Given the total dismissal of the issue of climate change by Cory and the GOP, I think what is needed is a simpler explanation that frames the problem in a way they can’t avoid. I think we need to reverse the usual discussion. The normal debate frames climate change as the problem, and as the Cory and the GOP have shown, it is a complex topic that they can easily ignore. I think we need to reframe it so that GHGs – a topic more easily understood and less easily manipulated by people with limited scientific understanding – are presented as the problem.
When the issue is framed with climate change as the focal point, the opposing sides simply bicker about the possible causes (“GHGs!” “No, volcanoes!”) and extents (“Rising sea levels and massive famine!” “More beaches!”). There are essentially no end to the number of causes and effects that can be proposed, and no good way to compare their validity. No wonder there has been no consensus!
To make matters worse, the GOP and people like Cory couch any debate about science in terms of cost. As a result, they’re willing to find and look for any other alternative to the problem of climate change, as long as those alternatives are less expensive than reducing GHG emissions.
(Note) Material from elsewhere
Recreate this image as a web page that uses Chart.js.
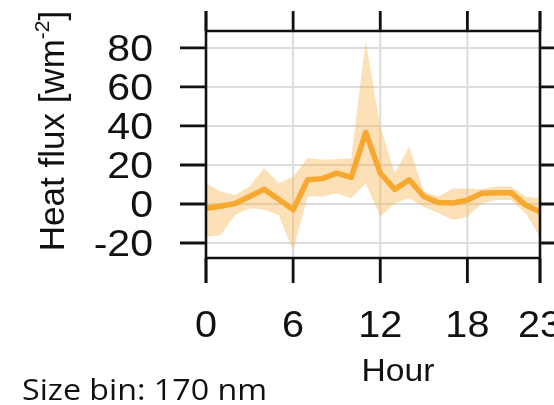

It seems that a flip in our thinking needs to be done. At present, we argue from the top down: starting with the messy topic of climate change and working down to the simpler issue of GHGs. Instead, we need to educate policymakers from the bottom up. Instead of asking if climate change is a problem, we need to start with asking, “Do GHGs affect the temperature of the atmosphere?” When starting with the basics, one quickly realizes that there is far more consensus on GHGs and their atmospheric effects than Cory, the Republicans, and their corporate sponsors would like to admit.
Do Greenhouse Gases Affect the Temperature of the Earth’s Atmosphere?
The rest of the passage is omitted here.